• **Exercise**
Take each line containing the word "that" and copy it.

• **Material shown**
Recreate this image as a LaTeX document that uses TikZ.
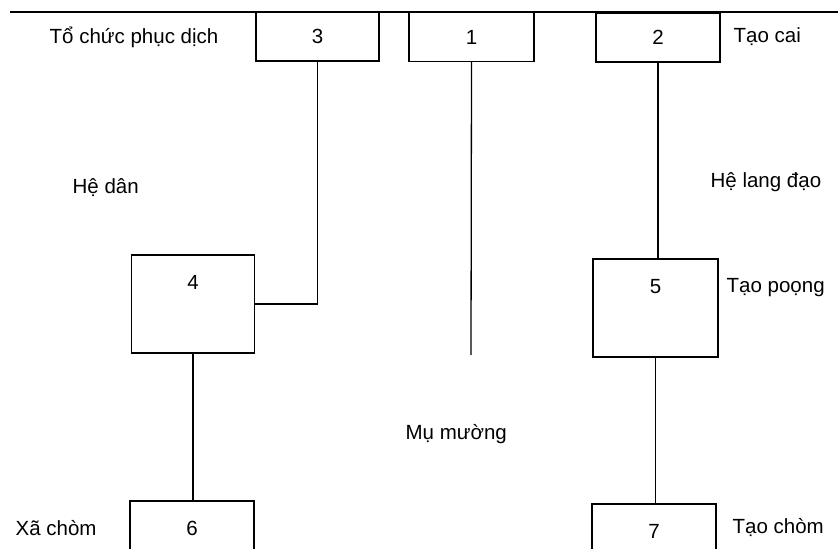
\documentclass[tikz,border=0pt]{standalone}
\usepackage{fontspec}
\setmainfont{Liberation Sans}
\usetikzlibrary{positioning}

\begin{document}
\begin{tikzpicture}[
      x=1bp, y=-1bp,
      font=\fontsize{20.5bp}{24bp}\selectfont,
      line width=1.3bp,
      unit/.style={draw, minimum width=124bp, inner sep=0pt},
      topunit/.style={unit, minimum height=49bp},
      bigunit/.style={unit, minimum width=123bp, minimum height=98bp},
      lowunit/.style={unit, minimum height=54bp},
      caption/.style={anchor=west, inner sep=0pt},
]
\useasboundingbox (0,0) rectangle (838,549);

% top rule
\coordinate (rule_start) at (10,12);
\coordinate (rule_end) at (838,12);
\draw (rule_start) -- (rule_end);

\node[topunit, minimum width=123bp] (unit_3) at (317.5,36.5) {3};
\node[topunit, minimum width=125bp] (unit_1) at (471.5,37) {1};
\node[topunit] (unit_2) at (658,37.5) {2};

\node[bigunit, label={[anchor=center, yshift=-28bp]north:4}] (unit_4) at (193,304) {};
\node[bigunit, minimum width=125bp, label={[anchor=center, yshift=-28bp]north:5}] (unit_5) at (655.5,308) {};

\node[lowunit] (unit_6) at (192,528) {6};
\node[lowunit] (unit_7) at (654,531) {7};

\node[caption] (to_chuc) at (49,37) {Tổ chức phục dịch};
\node[caption] (tao_cai) at (733,37) {Tạo cai};
\node[caption] (he_dan) at (72,188) {Hệ dân};
\node[caption] (he_lang_dao) at (710,182) {Hệ lang đạo};
\node[caption] (tao_poong) at (726,288) {Tạo poọng};
\node[caption] (mu_muong) at (405,434) {Mụ mường};
\node[caption] (xa_chom) at (15,528) {Xã chòm};
\node[caption] (tao_chom) at (732,528) {Tạo chòm};

\coordinate (unit_1_end) at (471,355);

\draw (unit_3.south) |- (unit_4.east);
\draw (unit_1.south) -- (unit_1_end);
\draw (unit_2.south) -- (unit_2.south |- unit_5.north);
\draw (unit_4.south) -- (unit_4.south |- unit_6.north);
\draw (unit_5.south) -- (unit_5.south |- unit_7.north);

\end{tikzpicture}
\end{document}
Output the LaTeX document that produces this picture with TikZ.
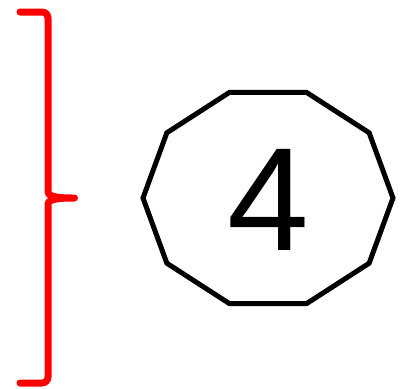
\documentclass[tikz,border=0pt]{standalone}
\usepackage{fontspec}
\usepackage{xcolor}
\usepackage{tikz}
\setmainfont{Liberation Sans}
\definecolor{cRed}{HTML}{FF0000}

\begin{document}
\begin{tikzpicture}[
  x=1pt, y=-1pt,
  bracket/.style={draw=cRed, line width=7pt, line cap=round, line join=round},
  deca/.style={draw=black, line width=5pt, line join=miter},
  number/.style={font=\fontsize{147}{147}\selectfont, inner sep=0pt},
]
\useasboundingbox (0,0) rectangle (401,388);
%
% ─── BRACE ───
\coordinate (top) at (20,12);
\coordinate (tip) at (78,198);
\coordinate (bot) at (20,383);
\draw[bracket, rounded corners=6pt] (top) -- (48,12) -- (48,186)
  .. controls (48,195) and (52,198) .. (tip)
  .. controls (52,198) and (48,201) .. (48,210) -- (48,383) -- (bot);
%
% ─── DECAGON ───
\node[number] (four) at (268,200) {4};
\draw[deca, shift={(268,198)}] (0:125 and 111)
  \foreach \a in {36,72,...,324} { -- (\a:125 and 111) } -- cycle;

\end{tikzpicture}
\end{document}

• **Response to this task**
Recreate this image as a LaTeX document that uses TikZ.
Output the LaTeX document that produces this picture with TikZ.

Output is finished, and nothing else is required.